## start GIVEN DATA
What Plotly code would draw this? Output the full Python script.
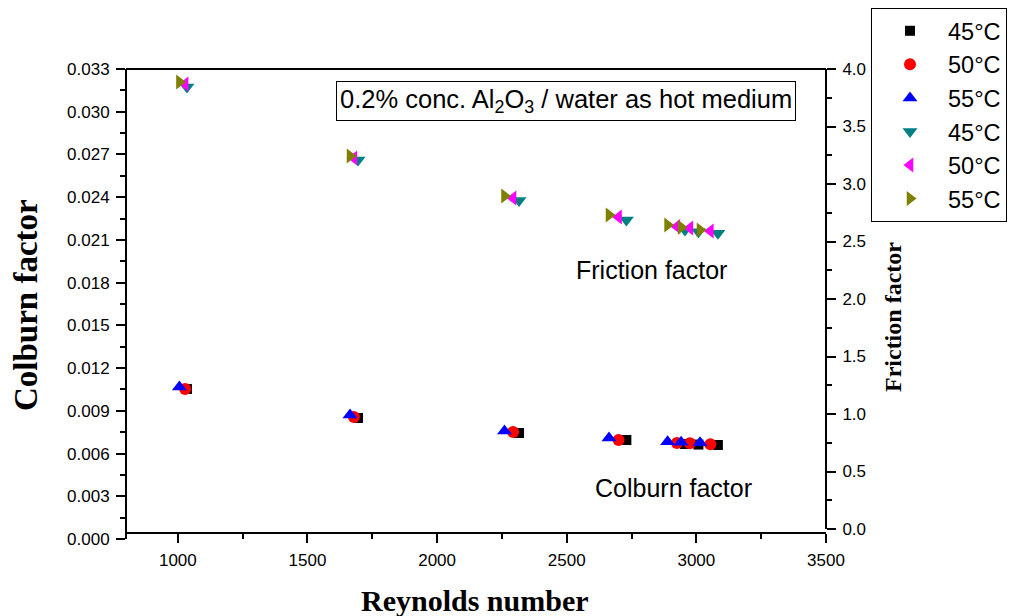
import plotly.graph_objects as go

# Reynolds numbers for each hot-water inlet temperature
re_45 = [1035, 1695, 2316, 2730, 2956, 3008, 3083]
re_50 = [1028, 1679, 2293, 2700, 2925, 2975, 3054]
re_55 = [1006, 1664, 2260, 2663, 2889, 2941, 3014]

# Colburn factor (left axis)
j_45 = [0.01053, 0.00850, 0.00744, 0.00695, 0.00667, 0.00663, 0.00660]
j_50 = [0.01053, 0.00857, 0.00751, 0.00695, 0.00674, 0.00672, 0.00665]
j_55 = [0.01067, 0.00871, 0.00758, 0.00709, 0.00683, 0.00679, 0.00676]

# Friction factor (right axis)
f_45 = [3.843, 3.209, 2.857, 2.687, 2.600, 2.585, 2.571]
f_50 = [3.870, 3.226, 2.878, 2.713, 2.630, 2.617, 2.591]
f_55 = [3.887, 3.243, 2.896, 2.730, 2.643, 2.623, 2.600]

labels = ["45°C", "50°C", "55°C"]

SANS = "Arial, Liberation Sans, sans-serif"
SERIF = "Times New Roman, Liberation Serif, serif"

fig = go.Figure()

colburn = [
    (re_45, j_45, "square", "#000000", 10),
    (re_50, j_50, "circle", "#ff0000", 12),
    (re_55, j_55, "triangle-up", "#0000ff", 13),
]
friction = [
    (re_45, f_45, "triangle-down", "#008080", 13),
    (re_50, f_50, "triangle-left", "#ff00ff", 13),
    (re_55, f_55, "triangle-right", "#808000", 13),
]

for (x, y, sym, col, size), lab in zip(colburn, labels):
    fig.add_trace(go.Scatter(
        x=x, y=y, mode="markers", name=lab, xaxis="x", yaxis="y",
        marker=dict(symbol=sym, color=col, size=size, line=dict(width=0)),
    ))
for (x, y, sym, col, size), lab in zip(friction, labels):
    fig.add_trace(go.Scatter(
        x=x, y=y, mode="markers", name=lab, xaxis="x", yaxis="y2",
        marker=dict(symbol=sym, color=col, size=size, line=dict(width=0)),
    ))

W, H = 1012, 616
L, R, T, B = 126, 826, 69, 539
ph = B - T

axis_common = dict(
    showgrid=False, zeroline=False, showline=True, linecolor="black",
    linewidth=2, ticks="outside", ticklen=9, tickwidth=2,
    tickcolor="black", tickfont=dict(family=SANS, size=17, color="black"),
    ticklabelstandoff=3,
)

fig.update_layout(
    width=W, height=H,
    margin=dict(l=L, r=W - R, t=T, b=H - B, pad=0, autoexpand=False),
    paper_bgcolor="white", plot_bgcolor="rgba(0,0,0,0)",
    showlegend=True,
    legend=dict(
        x=(871 - L) / (R - L), y=(B - 8) / ph, xanchor="left", yanchor="top",
        bordercolor="black", borderwidth=1, bgcolor="white",
        font=dict(family=SANS, size=23.5, color="black"),
        traceorder="normal", itemwidth=66,
    ),
    xaxis=dict(
        range=[800, 3500], tick0=1000, dtick=500,
        anchor="free", position=(B - 533) / ph,
        minor=dict(dtick=250, ticks="outside", ticklen=5, tickwidth=2, tickcolor="black"),
        **axis_common,
    ),
    yaxis=dict(
        range=[0, 0.033], tick0=0, dtick=0.003, tickformat=".3f",
        domain=[0, 1], anchor="free", position=0,
        minor=dict(dtick=0.0015, ticks="outside", ticklen=5, tickwidth=2, tickcolor="black"),
        **axis_common,
    ),
    yaxis2=dict(
        range=[0, 4.0], tick0=0, dtick=0.5, tickformat=".1f",
        domain=[(B - 529) / ph, 1], anchor="free", position=1, side="right",
        minor=dict(dtick=0.25, ticks="outside", ticklen=5, tickwidth=2, tickcolor="black"),
        **axis_common,
    ),
)

# top frame line
fig.add_shape(type="line", xref="paper", yref="paper", x0=0, x1=1, y0=1, y1=1,
              line=dict(color="black", width=2))

def px_x(px):
    return (px - L) / (R - L)

def px_y(py):
    return (B - py) / ph

def note(text, cx, cy, size, family=SANS, angle=0, **kw):
    fig.add_annotation(
        text=text, xref="paper", yref="paper", x=px_x(cx), y=px_y(cy),
        xanchor="center", yanchor="middle", textangle=angle, showarrow=False,
        font=dict(family=family, size=size, color="black"), **kw,
    )

note("0.2% conc. Al<sub>2</sub>O<sub>3</sub> / water as hot medium", 566, 101, 25.5,
     bordercolor="black", borderwidth=1, borderpad=3, bgcolor="white")
note("Friction factor", 651, 270, 25)
note("Colburn factor", 673, 488, 25)

# axis titles
note("<b>Colburn factor</b>", 26, 305, 33, family=SERIF, angle=-90)
note("<b>Friction factor</b>", 893, 317, 24, family=SERIF, angle=-90)
note("<b>Reynolds number</b>", 475, 600, 30, family=SERIF)

fig.write_html("out.html")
## end GIVEN DATA
The data above should be repeated exactly, minus any pictures.

What Plotly code would draw this? Output the full Python script.
import plotly.graph_objects as go

# Reynolds numbers for each hot-water inlet temperature
re_45 = [1035, 1695, 2316, 2730, 2956, 3008, 3083]
re_50 = [1028, 1679, 2293, 2700, 2925, 2975, 3054]
re_55 = [1006, 1664, 2260, 2663, 2889, 2941, 3014]

# Colburn factor (left axis)
j_45 = [0.01053, 0.00850, 0.00744, 0.00695, 0.00667, 0.00663, 0.00660]
j_50 = [0.01053, 0.00857, 0.00751, 0.00695, 0.00674, 0.00672, 0.00665]
j_55 = [0.01067, 0.00871, 0.00758, 0.00709, 0.00683, 0.00679, 0.00676]

# Friction factor (right axis)
f_45 = [3.843, 3.209, 2.857, 2.687, 2.600, 2.585, 2.571]
f_50 = [3.870, 3.226, 2.878, 2.713, 2.630, 2.617, 2.591]
f_55 = [3.887, 3.243, 2.896, 2.730, 2.643, 2.623, 2.600]

labels = ["45°C", "50°C", "55°C"]

SANS = "Arial, Liberation Sans, sans-serif"
SERIF = "Times New Roman, Liberation Serif, serif"

fig = go.Figure()

colburn = [
    (re_45, j_45, "square", "#000000", 10),
    (re_50, j_50, "circle", "#ff0000", 12),
    (re_55, j_55, "triangle-up", "#0000ff", 13),
]
friction = [
    (re_45, f_45, "triangle-down", "#008080", 13),
    (re_50, f_50, "triangle-left", "#ff00ff", 13),
    (re_55, f_55, "triangle-right", "#808000", 13),
]

for (x, y, sym, col, size), lab in zip(colburn, labels):
    fig.add_trace(go.Scatter(
        x=x, y=y, mode="markers", name=lab, xaxis="x", yaxis="y",
        marker=dict(symbol=sym, color=col, size=size, line=dict(width=0)),
    ))
for (x, y, sym, col, size), lab in zip(friction, labels):
    fig.add_trace(go.Scatter(
        x=x, y=y, mode="markers", name=lab, xaxis="x", yaxis="y2",
        marker=dict(symbol=sym, color=col, size=size, line=dict(width=0)),
    ))

W, H = 1012, 616
L, R, T, B = 126, 826, 69, 539
ph = B - T

axis_common = dict(
    showgrid=False, zeroline=False, showline=True, linecolor="black",
    linewidth=2, ticks="outside", ticklen=9, tickwidth=2,
    tickcolor="black", tickfont=dict(family=SANS, size=17, color="black"),
    ticklabelstandoff=3,
)

fig.update_layout(
    width=W, height=H,
    margin=dict(l=L, r=W - R, t=T, b=H - B, pad=0, autoexpand=False),
    paper_bgcolor="white", plot_bgcolor="rgba(0,0,0,0)",
    showlegend=True,
    legend=dict(
        x=(871 - L) / (R - L), y=(B - 8) / ph, xanchor="left", yanchor="top",
        bordercolor="black", borderwidth=1, bgcolor="white",
        font=dict(family=SANS, size=23.5, color="black"),
        traceorder="normal", itemwidth=66,
    ),
    xaxis=dict(
        range=[800, 3500], tick0=1000, dtick=500,
        anchor="free", position=(B - 533) / ph,
        minor=dict(dtick=250, ticks="outside", ticklen=5, tickwidth=2, tickcolor="black"),
        **axis_common,
    ),
    yaxis=dict(
        range=[0, 0.033], tick0=0, dtick=0.003, tickformat=".3f",
        domain=[0, 1], anchor="free", position=0,
        minor=dict(dtick=0.0015, ticks="outside", ticklen=5, tickwidth=2, tickcolor="black"),
        **axis_common,
    ),
    yaxis2=dict(
        range=[0, 4.0], tick0=0, dtick=0.5, tickformat=".1f",
        domain=[(B - 529) / ph, 1], anchor="free", position=1, side="right",
        minor=dict(dtick=0.25, ticks="outside", ticklen=5, tickwidth=2, tickcolor="black"),
        **axis_common,
    ),
)

# top frame line
fig.add_shape(type="line", xref="paper", yref="paper", x0=0, x1=1, y0=1, y1=1,
              line=dict(color="black", width=2))

def px_x(px):
    return (px - L) / (R - L)

def px_y(py):
    return (B - py) / ph

def note(text, cx, cy, size, family=SANS, angle=0, **kw):
    fig.add_annotation(
        text=text, xref="paper", yref="paper", x=px_x(cx), y=px_y(cy),
        xanchor="center", yanchor="middle", textangle=angle, showarrow=False,
        font=dict(family=family, size=size, color="black"), **kw,
    )

note("0.2% conc. Al<sub>2</sub>O<sub>3</sub> / water as hot medium", 566, 101, 25.5,
     bordercolor="black", borderwidth=1, borderpad=3, bgcolor="white")
note("Friction factor", 651, 270, 25)
note("Colburn factor", 673, 488, 25)

# axis titles
note("<b>Colburn factor</b>", 26, 305, 33, family=SERIF, angle=-90)
note("<b>Friction factor</b>", 893, 317, 24, family=SERIF, angle=-90)
note("<b>Reynolds number</b>", 475, 600, 30, family=SERIF)

fig.write_html("out.html")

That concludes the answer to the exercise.